Today is Groundhog Day, and as I understand it, the right ratio of sun-rays and rodent spares us six more weeks of fantasy. But if Punxsutawney's prognostication falters, the non-partisan National Journal just published a more rigorous reality check: its 27th annual rankings of the most liberal, and most conservative, House and Senate members. And by NJ's tally, the most accurate appellation for Dems is "lefty":
Sen. Barack Obama, D-Ill., was the most liberal senator in 2007. . . The insurgent presidential candidate shifted further to the left last year in the run-up to the primaries, after ranking as the 16th- and 10th-most-liberal during his first two years in the Senate.McCain's 2006 conservative rating was a low 56.7 (out of 100). The NJ only rates Congressmen and Senators, and thus did not rank Mitt Romney.
Sen. Hillary Rodham Clinton, D-N.Y., the other front-runner in the Democratic presidential race, also shifted to the left last year. She ranked as the 16th-most-liberal senator in the 2007 ratings, a computer-assisted analysis that used 99 key Senate votes, selected by NJ reporters and editors, to place every senator on a liberal-to-conservative scale in each of three issue categories. In 2006, Clinton was the 32nd-most-liberal senator.
In their yearlong race for the Democratic presidential nomination, Obama and Clinton have had strikingly similar voting records. Of the 267 measures on which both senators cast votes in 2007, the two differed on only 10. "The policy differences between Clinton and Obama are so slight they are almost nonexistent to the average voter," said Richard Lau, a Rutgers University political scientist. . .
Sen.

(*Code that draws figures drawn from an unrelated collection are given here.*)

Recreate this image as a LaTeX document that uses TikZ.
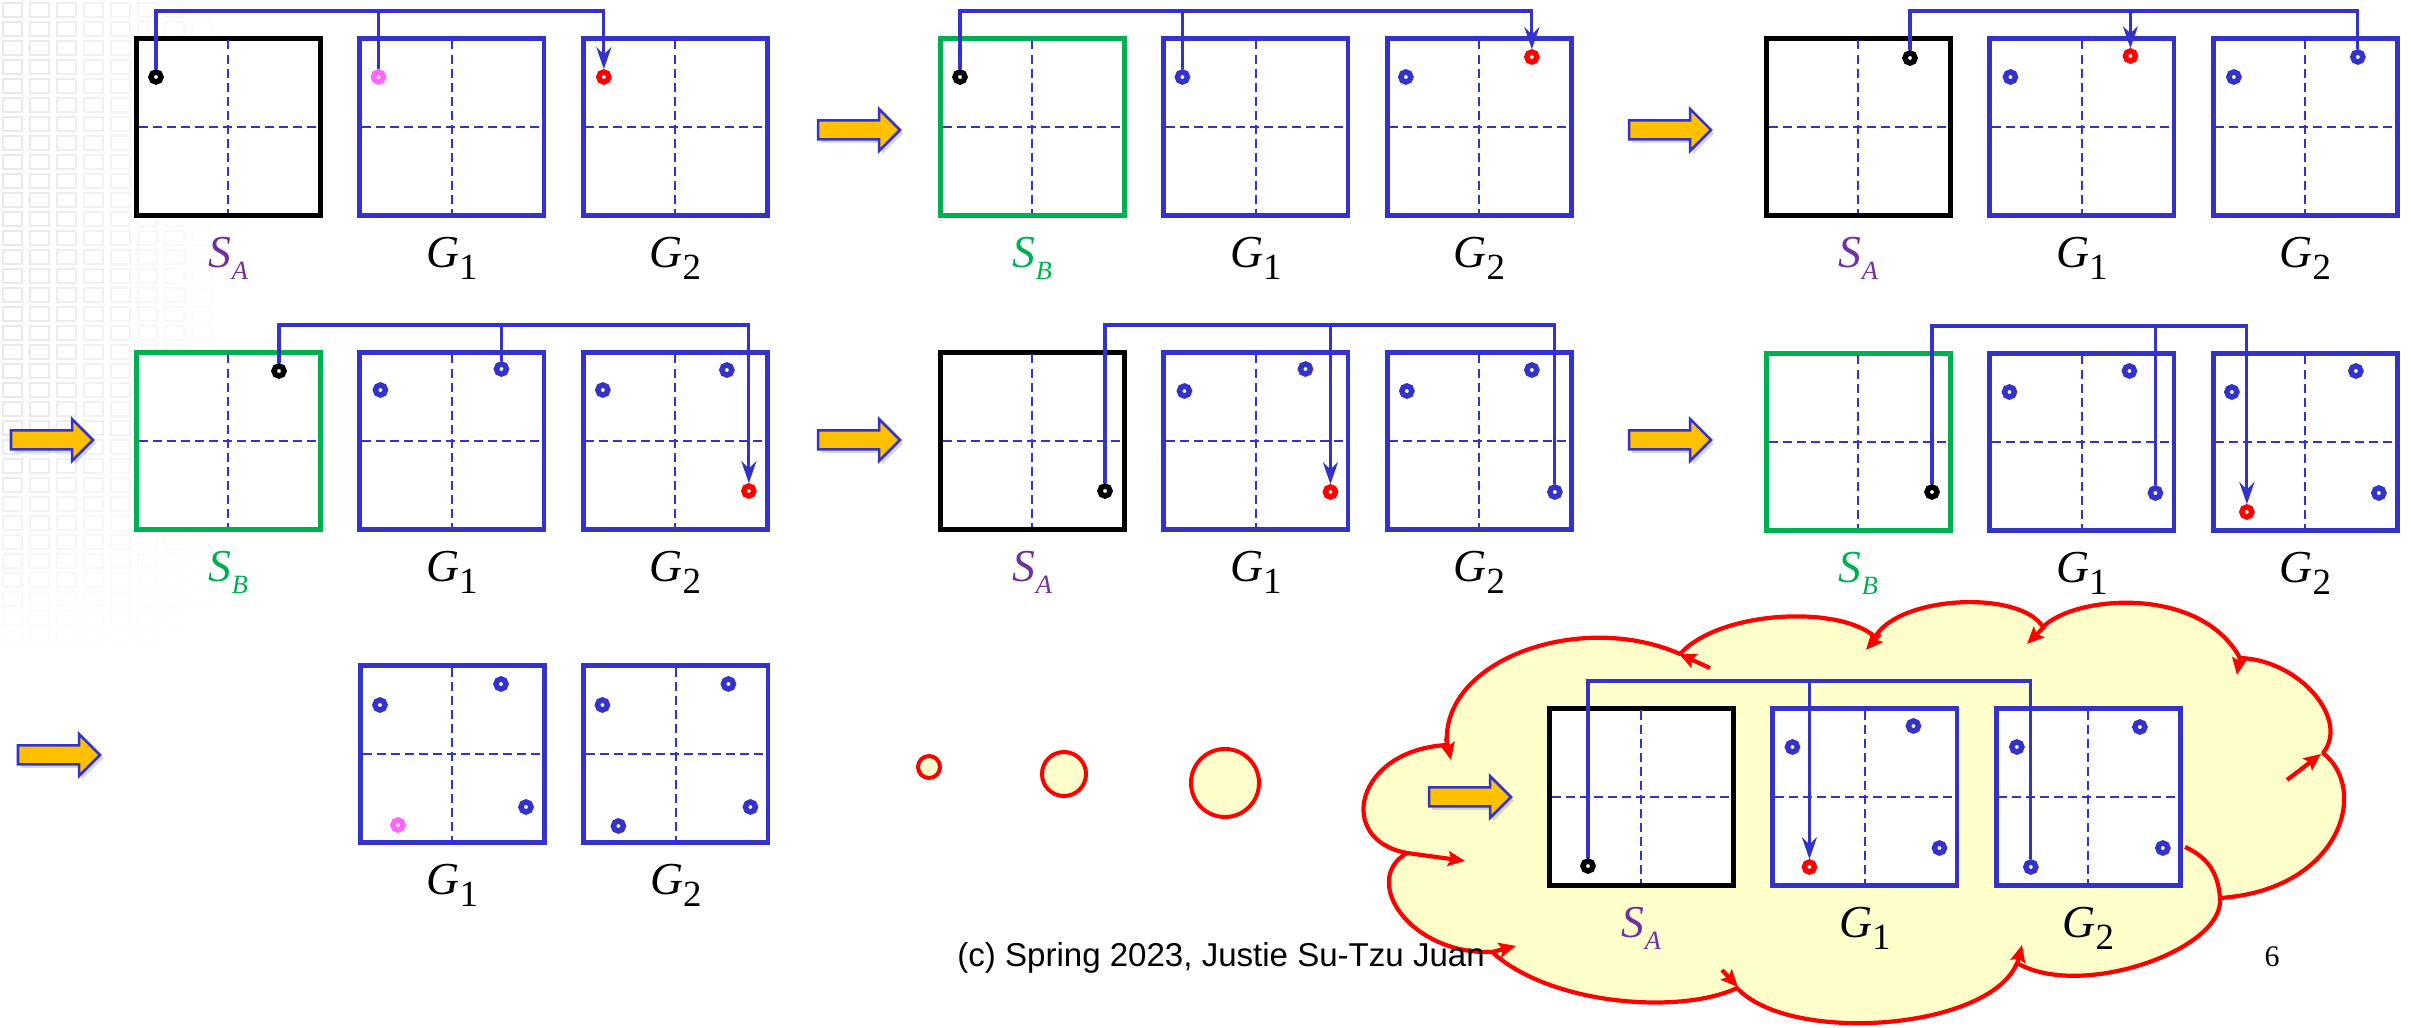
\documentclass[tikz,border=0pt]{standalone}
\usepackage{fontspec}
\setmainfont{Liberation Serif}
\newfontfamily\slidefoot{Liberation Sans}
\usepackage{tikz}
\usetikzlibrary{arrows.meta,positioning,shadows}
\definecolor{cellblue}{HTML}{3333CC}
\definecolor{bgreen}{HTML}{00B050}
\definecolor{apurple}{HTML}{7030A0}
\definecolor{fresh}{HTML}{FF66FF}
\definecolor{gold}{HTML}{FFC000}
\definecolor{puff}{HTML}{FFFFCC}
\definecolor{hot}{HTML}{FF0000}
\newcommand{\glab}[1]{\textit{G}\raisebox{-0.12cm}{\fontsize{10.5}{11}\selectfont #1}}
\newcommand{\slab}[1]{\textit{S}\raisebox{-0.12cm}{\fontsize{7.5}{8}\selectfont\itshape #1}}

\begin{document}
\begin{tikzpicture}[x=0.01cm,y=-0.01cm,>={Stealth[length=0.22cm,width=0.15cm]},
  board/.style={draw=#1,fill=white,line width=0.048cm,minimum width=1.84cm,
                minimum height=1.77cm,inner sep=0pt,anchor=north west},
  cut/.style={draw=cellblue,line width=0.02cm,dash pattern=on 0.09cm off 0.05cm},
  spot/.style={circle,draw=#1,fill=white,line width=0.055cm,minimum size=0.1cm,inner sep=0pt},
  link/.style={draw=cellblue,line width=0.032cm},
  lbl/.style={anchor=base,font=\fontsize{13}{15}\selectfont},
  bubble/.style={circle,draw=hot,fill=puff,line width=0.04cm,inner sep=0pt},
  rim/.style={draw=hot,line width=0.042cm,line join=round},
  puffhead/.style={rim,-{Stealth[length=0.17cm,width=0.15cm,inset=0.03cm]}},
  pics/nudge/.style={code={\draw[draw=cellblue,fill=gold,line width=0.025cm,
      drop shadow={shadow xshift=0.03cm,shadow yshift=-0.035cm,opacity=0.3}]
      (0,-9.5) -- (61,-9.5) -- (61,-21) -- (82,0) -- (61,21) -- (61,9.5) -- (0,9.5) -- cycle;}}]
  \useasboundingbox (0,0) rectangle (2417,1028);
  \foreach \i in {0,...,7}
    \foreach \j in {0,...,33}{
      \pgfmathsetmacro\fade{0.22*(1-\i/8)*min(1,(34-\j)/12)}
      \draw[black!40,opacity=\fade,line width=0.012cm] (\i*27+3,\j*19+3) rectangle ++(19,14);
    }

  \path[rim,fill=puff] (1447,745)
    .. controls (1440,660) and (1580,610) .. (1680,654)
    .. controls (1720,610) and (1840,605) .. (1875,637)
    .. controls (1900,595) and (2020,590) .. (2043,627)
    .. controls (2075,595) and (2200,585) .. (2240,658)
    .. controls (2300,660) and (2350,720) .. (2323,753)
    .. controls (2370,790) and (2340,890) .. (2220,898)
    .. controls (2225,950) and (2080,1000) .. (2017,963)
    .. controls (1990,1030) and (1790,1045) .. (1737,988)
    .. controls (1680,1015) and (1550,1005) .. (1492,952)
    .. controls (1410,955) and (1360,880) .. (1407,853)
    .. controls (1335,840) and (1355,750) .. (1447,745)
    -- cycle;
  \draw[puffhead] (1446,738) -- (1451,760);
  \draw[puffhead] (1710,668) -- (1679,654);
  \draw[puffhead] (1880,634) -- (1866,650);
  \draw[puffhead] (2045,626) -- (2027,644);
  \draw[puffhead] (2240,656) -- (2237,675);
  \draw[puffhead] (2287,780) -- (2321,754);
  \draw[puffhead] (2017,965) -- (2022,945);
  \draw[puffhead] (1722,970) -- (1738,987);
  \draw[puffhead] (1492,952) -- (1516,946);
  \draw[puffhead] (1407,853) .. controls (1430,856) .. (1465,861);
  \draw[rim] (2220,898) .. controls (2218,870) and (2205,856) .. (2185,847);

  \foreach \n/\x/\y/\col/\sl/\lc in {1/134/36/black/A/apurple,2/938/36/bgreen/B/bgreen,
      3/1764/36/black/A/apurple,4/134/350/bgreen/B/bgreen,5/938/350/black/A/apurple,
      6/1764/351/bgreen/B/bgreen,8/1547/706/black/A/apurple}{
    \node[board=\col] (s\n) at (\x,\y) {};
    \node[board=cellblue,right=0.345cm of s\n] (ga\n) {};
    \node[board=cellblue,right=0.345cm of ga\n] (gb\n) {};
    \foreach \b in {s\n,ga\n,gb\n}
      \draw[cut] ([yshift=-0.045cm]\b.north) -- ([yshift=0.045cm]\b.south)
                 ([xshift=0.045cm]\b.west) -- ([xshift=-0.045cm]\b.east);
    \node[lbl,text=\lc] (ls\n) at ([yshift=-0.5cm]s\n.south) {\slab{\sl}};
    \node[lbl] (la\n) at ([yshift=-0.5cm]ga\n.south) {\glab{1}};
    \node[lbl] (lb\n) at ([yshift=-0.5cm]gb\n.south) {\glab{2}};
    \coordinate (t\n) at ([yshift=0.25cm]s\n.north);
  }
  \node[board=cellblue] (ga7) at (358,663) {};
  \node[board=cellblue,right=0.345cm of ga7] (gb7) {};
  \foreach \b in {ga7,gb7}
    \draw[cut] ([yshift=-0.045cm]\b.north) -- ([yshift=0.045cm]\b.south)
               ([xshift=0.045cm]\b.west) -- ([xshift=-0.045cm]\b.east);
  \node[lbl] (la7) at ([yshift=-0.5cm]ga7.south) {\glab{1}};
  \node[lbl] (lb7) at ([yshift=-0.5cm]gb7.south) {\glab{2}};

  \foreach \m/\b/\dx/\dy/\col in {
      s1a/s1/22/41/black, ga1a/ga1/21/41/fresh, gb1a/gb1/23/41/hot,
      s2a/s2/22/41/black, ga2a/ga2/21/41/cellblue, gb2a/gb2/21/41/cellblue, gb2b/gb2/147/21/hot,
      s3b/s3/146/22/black, ga3a/ga3/23/41/cellblue, ga3b/ga3/143/20/hot,
      gb3a/gb3/23/41/cellblue, gb3b/gb3/147/21/cellblue,
      s4b/s4/145/21/black, ga4a/ga4/23/40/cellblue, ga4b/ga4/144/19/cellblue,
      gb4a/gb4/22/40/cellblue, gb4b/gb4/146/20/cellblue, gb4c/gb4/168/141/hot,
      s5c/s5/167/141/black, ga5a/ga5/23/41/cellblue, ga5b/ga5/144/19/cellblue, ga5c/ga5/169/142/hot,
      gb5a/gb5/22/41/cellblue, gb5b/gb5/147/20/cellblue, gb5c/gb5/170/142/cellblue,
      s6c/s6/168/141/black, ga6a/ga6/22/41/cellblue, ga6b/ga6/142/20/cellblue, ga6c/ga6/168/142/cellblue,
      gb6a/gb6/21/41/cellblue, gb6b/gb6/145/20/cellblue, gb6c/gb6/168/142/cellblue, gb6d/gb6/36/161/hot,
      ga7a/ga7/22/42/cellblue, ga7b/ga7/143/21/cellblue, ga7c/ga7/168/144/cellblue, ga7d/ga7/40/162/fresh,
      gb7a/gb7/21/42/cellblue, gb7b/gb7/147/21/cellblue, gb7c/gb7/169/144/cellblue, gb7d/gb7/37/163/cellblue,
      s8d/s8/41/160/black, ga8a/ga8/22/41/cellblue, ga8b/ga8/143/20/cellblue, ga8c/ga8/169/142/cellblue,
      ga8d/ga8/39/161/hot, gb8a/gb8/23/41/cellblue, gb8b/gb8/146/21/cellblue, gb8c/gb8/169/142/cellblue,
      gb8d/gb8/37/161/cellblue}
    \node[spot=\col] (\m) at ([shift={(\dx,\dy)}]\b.north west) {};

  \draw[link,->] (s1a) -- (s1a |- t1) -| (gb1a);
  \draw[link] (ga1a) -- (ga1a |- t1);
  \draw[link,->] (s2a) -- (s2a |- t2) -| (gb2b);
  \draw[link] (ga2a) -- (ga2a |- t2);
  \draw[link] (s3b) -- (s3b |- t3) -| (gb3b);
  \draw[link,->] (ga3b |- t3) -- (ga3b);
  \draw[link,->] (s4b) -- (s4b |- t4) -| (gb4c);
  \draw[link] (ga4b) -- (ga4b |- t4);
  \draw[link] (s5c) -- (s5c |- t5) -| (gb5c);
  \draw[link,->] (ga5c |- t5) -- (ga5c);
  \draw[link,->] (s6c) -- (s6c |- t6) -| (gb6d);
  \draw[link] (ga6c) -- (ga6c |- t6);
  \draw[link] (s8d) -- (s8d |- t8) -| (gb8d);
  \draw[link,->] (ga8d |- t8) -- (ga8d);

  \foreach \x/\y in {818/130,1629/130,11/440,818/440,1629/440,18/755,1429/797}
    \pic at (\x,\y) {nudge};

  \node[bubble,minimum size=0.22cm] (o1) at (929,767) {};
  \node[bubble,minimum size=0.44cm] (o2) at (1064,774) {};
  \node[bubble,minimum size=0.68cm] (o3) at (1225,783) {};

  \node[anchor=base west,font=\slidefoot\fontsize{9.4}{11}\selectfont] (foot) at (945,967)
       {(c) Spring 2023, Justie Su-Tzu Juan};
  \node[anchor=base,font=\fontsize{8.5}{10}\selectfont] (pageno) at (2272,967) {6};
\end{tikzpicture}
\end{document}
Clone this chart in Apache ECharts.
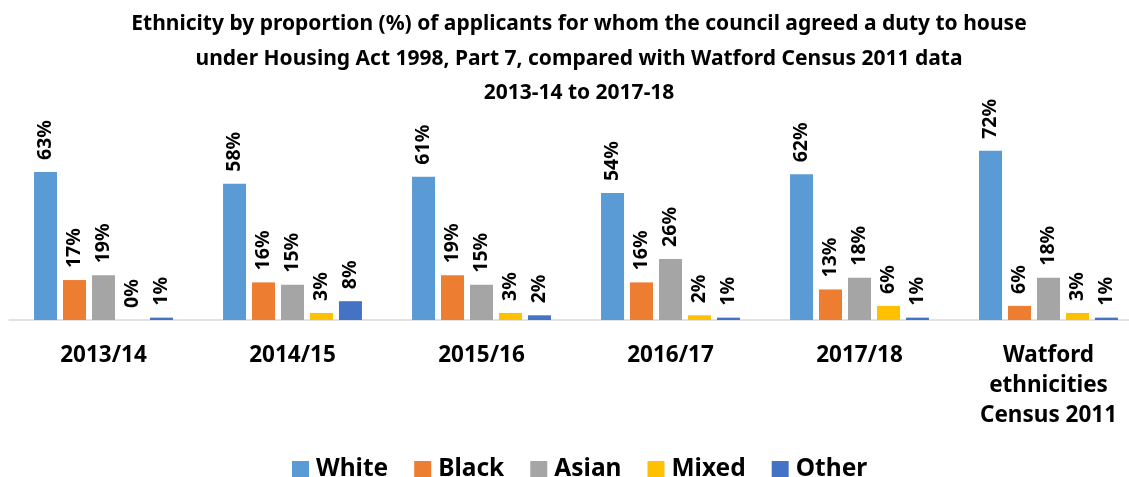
<!DOCTYPE html>
<html>
<head>
<meta charset="utf-8">
<script src="https://cdn.jsdelivr.net/npm/echarts@6/dist/echarts.min.js"></script>
<style>
  html, body { margin: 0; padding: 0; background: #fff; }
  #chart { width: 1129px; height: 477px; }
</style>
</head>
<body>
<div id="chart"></div>
<script>
  // data
  const categories = ['2013/14', '2014/15', '2015/16', '2016/17', '2017/18', 'Watford\nethnicities\nCensus 2011'];
  const white = [63, 58, 61, 54, 62, 72];
  const black = [17, 16, 19, 16, 13, 6];
  const asian = [19, 15, 15, 26, 18, 18];
  const mixed = [0, 3, 3, 2, 6, 3];
  const other = [1, 8, 2, 1, 1, 1];

  const font = 'Noto Sans';

  function makeSeries(name, data, color) {
    return {
      name: name,
      type: 'bar',
      data: data,
      barWidth: 23,
      barGap: '26%',
      itemStyle: { color: color },
      label: {
        show: true,
        position: 'top',
        rotate: 90,
        align: 'left',
        verticalAlign: 'middle',
        distance: 12,
        formatter: '{c}%',
        fontFamily: font,
        fontWeight: 'bold',
        fontSize: 19.5,
        color: '#000'
      }
    };
  }

  const myChart = echarts.init(document.getElementById('chart'));
  myChart.setOption({
    animation: false,
    title: {
      text: 'Ethnicity by proportion (%) of applicants for whom the council agreed a duty to house\nunder Housing Act 1998, Part 7, compared with Watford Census 2011 data\n2013-14 to 2017-18',
      left: 574,
      top: 2,
      textAlign: 'center',
      textStyle: {
        fontFamily: font,
        fontWeight: 'bold',
        fontSize: 21,
        lineHeight: 34.5,
        color: '#000'
      }
    },
    legend: {
      left: 292,
      top: 457,
      padding: 0,
      itemWidth: 17,
      itemHeight: 17,
      itemGap: 26,
      icon: 'rect',
      textStyle: {
        fontFamily: font,
        fontWeight: 'bold',
        fontSize: 24.5,
        color: '#000',
        padding: [0, 0, 0, 2]
      }
    },
    grid: { left: 9, width: 1134, top: 132, bottom: 157, outerBoundsMode: 'none' },
    xAxis: {
      type: 'category',
      data: categories,
      axisLine: { lineStyle: { color: '#d9d9d9', width: 1.5 } },
      axisTick: { show: false },
      axisLabel: {
        interval: 0,
        margin: 21,
        fontFamily: font,
        fontWeight: 'bold',
        fontSize: 22.5,
        lineHeight: 30,
        color: '#000'
      }
    },
    yAxis: {
      type: 'value',
      min: 0,
      max: 80,
      show: false
    },
    series: [
      makeSeries('White', white, '#5B9BD5'),
      makeSeries('Black', black, '#ED7D31'),
      makeSeries('Asian', asian, '#A5A5A5'),
      makeSeries('Mixed', mixed, '#FFC000'),
      makeSeries('Other', other, '#4472C4')
    ]
  });
</script>
</body>
</html>
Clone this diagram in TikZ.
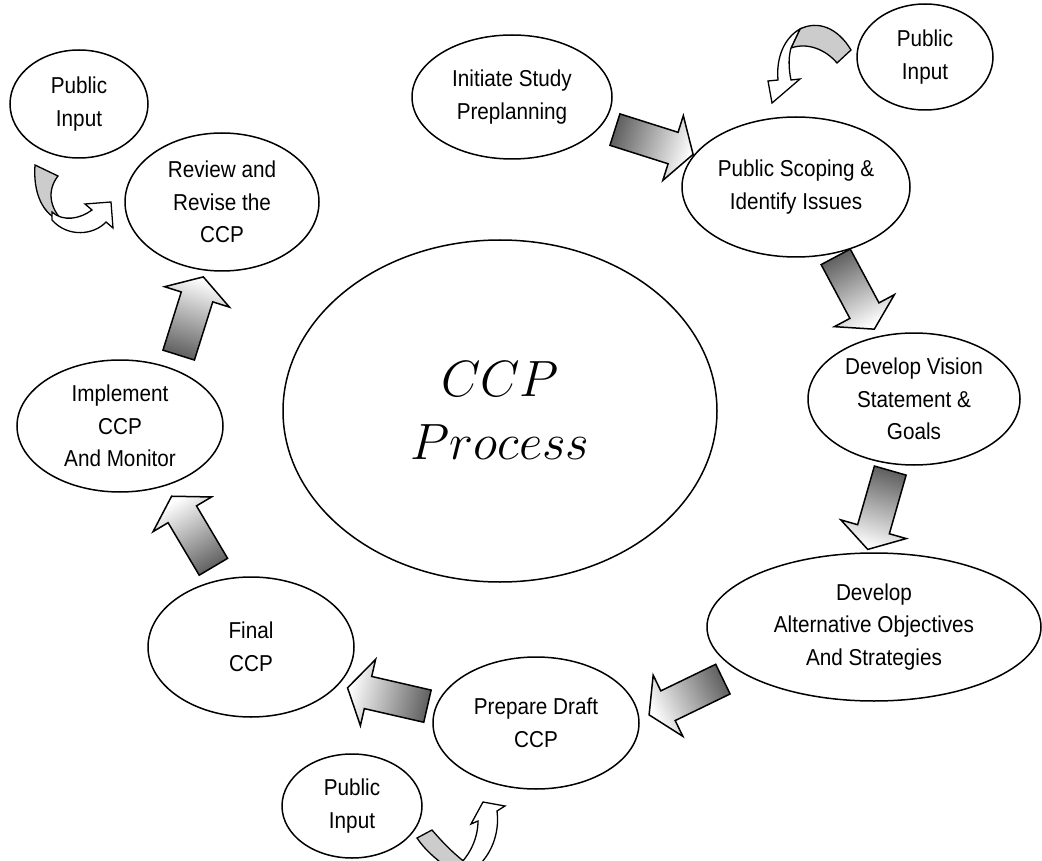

John McCain, R-Ariz., the only other senator whose presidential candidacy survived the initial round of primaries and caucuses this year, did not vote frequently enough in 2007 to draw a composite score. He missed more than half of the votes in both the economic and foreign-policy categories. On social issues, which include immigration, McCain received a conservative score of 59. (McCain's composite scores from his prior years in the Senate, published in our March 2007 vote ratings issue, are available as a PDF.)
Project Vote Smart provides a more detailed, but consistent, analysis for Obama, Clinton and McCain.